Find the lines holding the word "matplotlib" and collect them.
------
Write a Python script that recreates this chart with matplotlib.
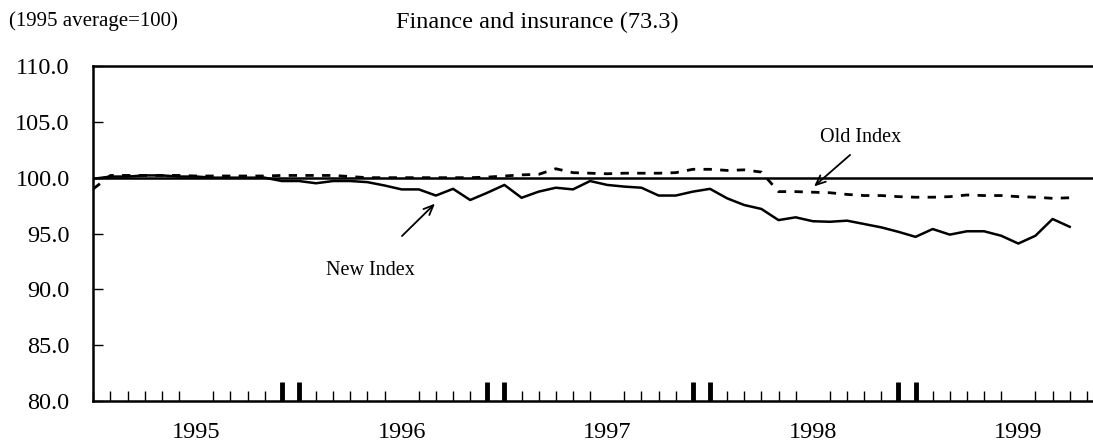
import numpy as np
import matplotlib.pyplot as plt

## Finance and insurance price index, new vs old (1995 average = 100) ##

# monthly values, Jan 1995 .. Oct 1999
new_index = [99.9, 100.1, 100.1, 100.2, 100.2, 100.1, 100.1, 100.0, 100.0, 100.0,
             100.0, 99.7, 99.7, 99.5, 99.7, 99.7, 99.6, 99.3, 98.95, 98.95,
             98.4, 99.0, 98.0, 98.65, 99.35, 98.2, 98.75, 99.1, 98.95, 99.7,
             99.35, 99.2, 99.1, 98.4, 98.4, 98.75, 99.0, 98.15, 97.55, 97.2,
             96.2, 96.45, 96.1, 96.05, 96.15, 95.85, 95.55, 95.15, 94.7, 95.4,
             94.9, 95.2, 95.2, 94.8, 94.1, 94.8, 96.3, 95.6]
old_index = [99.0, 100.2, 100.2, 100.2, 100.2, 100.2, 100.15, 100.15, 100.15, 100.15,
             100.15, 100.2, 100.2, 100.2, 100.2, 100.1, 100.0, 100.0, 100.0, 100.0,
             100.0, 100.0, 100.0, 100.05, 100.15, 100.25, 100.3, 100.8, 100.45, 100.4,
             100.35, 100.4, 100.4, 100.4, 100.45, 100.75, 100.75, 100.65, 100.7, 100.5,
             98.75, 98.75, 98.7, 98.65, 98.5, 98.4, 98.4, 98.3, 98.25, 98.25,
             98.3, 98.45, 98.4, 98.4, 98.3, 98.25, 98.15, 98.2]
years = ['1995', '1996', '1997', '1998', '1999']
year_pos = [6, 18, 30, 42, 54]          # label under the middle of each year
year_marks = [11, 12, 23, 24, 35, 36, 47, 48]
yticks = [80, 85, 90, 95, 100, 105, 110]

plt.rcParams['font.family'] = ['Liberation Serif', 'DejaVu Serif']

fig = plt.figure(figsize=(10.93, 4.43), dpi=100)
ax = fig.add_axes([0.0854, 0.0948, 0.9146, 0.7562])

months = np.arange(len(new_index))
ax.axhline(100, color='black', lw=1.8, zorder=1)
ax.plot(months, old_index, color='black', lw=2.0, linestyle=(0, (3.0, 3.0)), zorder=2)
ax.plot(months, new_index, color='black', lw=1.8, zorder=3)

ax.set_xlim(0, 58.36)
ax.set_ylim(80, 110)
ax.set_yticks(yticks)
ax.set_yticklabels(['%.1f' % v for v in yticks], fontsize=17.5)
ax.tick_params(axis='y', direction='in', length=7, width=1.0, pad=17)

ax.set_xticks(year_pos)
ax.set_xticklabels(years, fontsize=17.5)
ax.tick_params(axis='x', which='major', length=0, pad=15)
ax.set_xticks(np.arange(0, 59), minor=True)
ax.tick_params(axis='x', which='minor', direction='in', length=7, width=1.0)

# thick year-end marks on the bottom axis
sec = ax.secondary_xaxis('bottom')
sec.set_xticks(year_marks)
sec.set_xticklabels([])
sec.tick_params(direction='in', length=14, width=3.5)
sec.spines['bottom'].set_visible(False)

for s in ['left', 'bottom', 'top']:
    ax.spines[s].set_linewidth(1.8)
ax.spines['right'].set_visible(False)

ax.annotate('', xy=(41.95, 99.05), xytext=(44.3, 102.2),
            arrowprops=dict(arrowstyle='->,head_length=0.7,head_width=0.3', lw=1.3, color='black'))
ax.text(44.8, 103.6, 'Old Index', ha='center', va='center', fontsize=14.5)
ax.annotate('', xy=(20.06, 97.85), xytext=(17.9, 94.6),
            arrowprops=dict(arrowstyle='->,head_length=0.7,head_width=0.3', lw=1.3, color='black'))
ax.text(16.15, 91.7, 'New Index', ha='center', va='center', fontsize=14.5)

fig.text(0.492, 0.95, 'Finance and insurance (73.3)', ha='center', va='center', fontsize=17.5)
fig.text(0.008, 0.953, '(1995 average=100)', ha='left', va='center', fontsize=15)

fig.savefig('out.png', dpi=100)
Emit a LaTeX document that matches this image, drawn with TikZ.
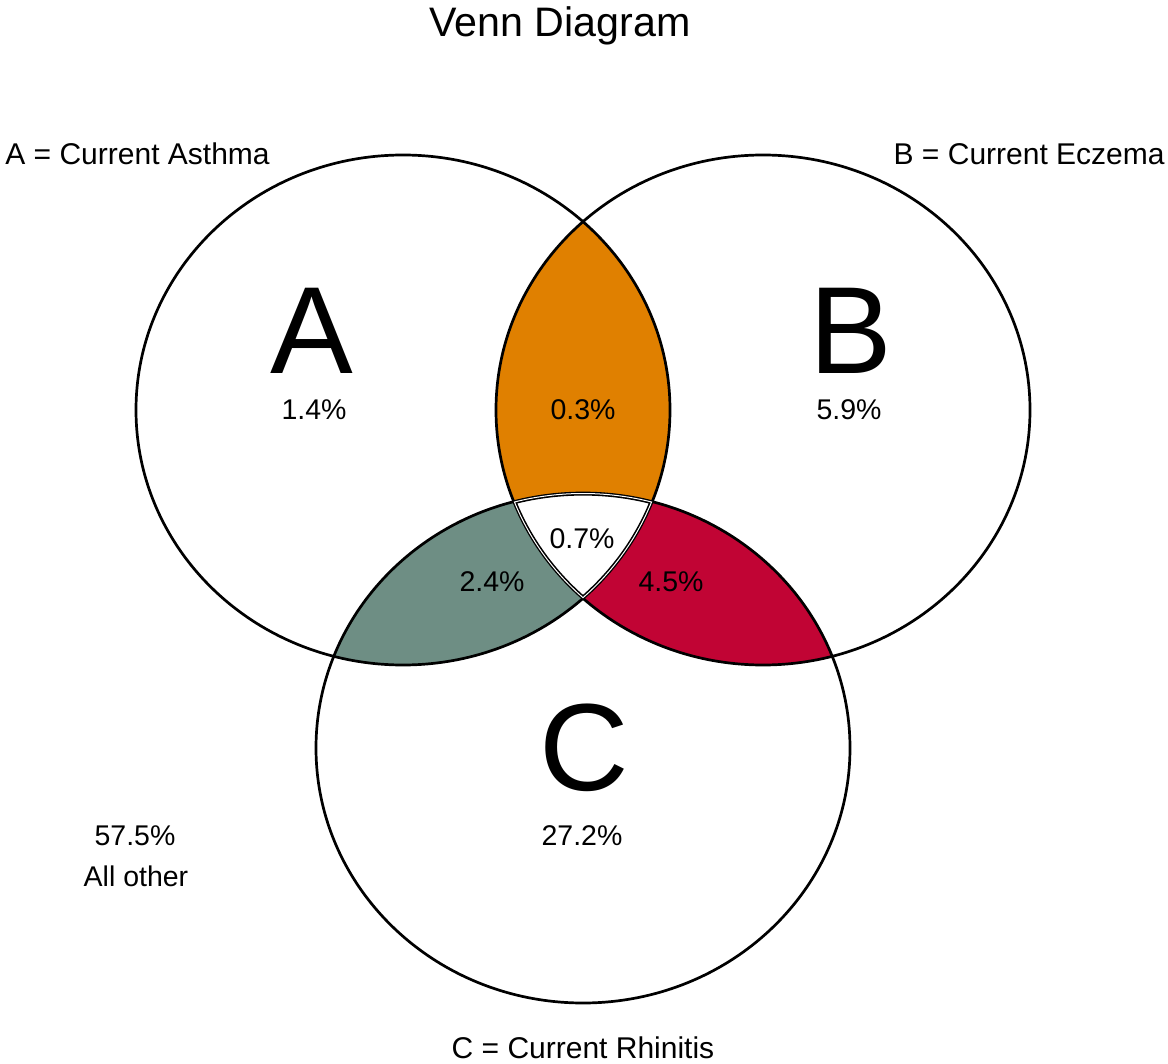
\documentclass[tikz,border=0pt]{standalone}
\usepackage{fontspec}
\setmainfont{Liberation Sans}
\definecolor{abfill}{RGB}{224,128,0}
\definecolor{acfill}{RGB}{110,142,132}
\definecolor{bcfill}{RGB}{193,4,52}
% the three sets, in pixel units (y runs downwards)
\newcommand{\setA}{(403,410) ellipse [x radius=133.5pt, y radius=127.5pt]}
\newcommand{\setB}{(763,410) ellipse [x radius=133.5pt, y radius=127.5pt]}
\newcommand{\setC}{(583,748) ellipse [x radius=133.5pt, y radius=127.5pt]}

\begin{document}
\begin{tikzpicture}[x=0.5pt,y=-0.5pt]
    \tikzset{title/.style={anchor=base,inner sep=0pt,font=\fontsize{20.6}{24}\selectfont}}
    \tikzset{setname/.style={anchor=base,inner sep=0pt,font=\fontsize{15}{18}\selectfont}}
    \tikzset{letter/.style={anchor=base,inner sep=0pt,font=\fontsize{62}{70}\selectfont}}
    \tikzset{share/.style={anchor=base,inner sep=0pt,font=\fontsize{14.25}{17}\selectfont}}
    \tikzset{outline/.style={draw=black,line width=1.35pt}}
    \path[fill=white,use as bounding box] (0,0) rectangle (1168,1064);
    % overlaps
    \begin{scope}
        \clip \setA; \clip \setB;
        \fill[abfill] (0,0) rectangle (1168,1064);
    \end{scope}
    \begin{scope}
        \clip \setA; \clip \setC;
        \fill[acfill] (0,0) rectangle (1168,1064);
    \end{scope}
    \begin{scope}
        \clip \setB; \clip \setC;
        \fill[bcfill] (0,0) rectangle (1168,1064);
    \end{scope}
    \begin{scope}
        \clip \setA; \clip \setB; \clip \setC;
        \fill[white] (0,0) rectangle (1168,1064);
    \end{scope}
    \draw[outline] \setA;
    \draw[outline] \setB;
    \draw[outline] \setC;
    % double edge round the centre
    \begin{scope}
        \clip \setA; \clip \setB; \clip \setC;
        \draw[black,line width=2.6pt] \setA \setB \setC;
        \draw[white,line width=1pt] \setA \setB \setC;
    \end{scope}
    \draw (560,37) node[title](title){Venn Diagram};
    \draw (5,165) node[setname,anchor=base west](nameA){A = Current Asthma};
    \draw (1165,165) node[setname,anchor=base east](nameB){B = Current Eczema};
    \draw (583,1058) node[setname](nameC){C = Current Rhinitis};
    \draw (312,373) node[letter](letA){A};
    \draw (851,373) node[letter](letB){B};
    \draw (584,790) node[letter](letC){C};
    \draw (314,420) node[share](onlyA){1.4\%};
    \draw (849,420) node[share](onlyB){5.9\%};
    \draw (582,845) node[share](onlyC){27.2\%};
    \draw (583,420) node[share](ab){0.3\%};
    \draw (492,591) node[share](ac){2.4\%};
    \draw (671,591) node[share](bc){4.5\%};
    \draw (582,548) node[share](abc){0.7\%};
    \draw (135,845) node[share](rest){57.5\%};
    \draw (136,886) node[share](other){All other};
\end{tikzpicture}
\end{document}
------
■ Answer to this problem
Write a Python script that recreates this chart with matplotlib.
import matplotlib.pyplot as plt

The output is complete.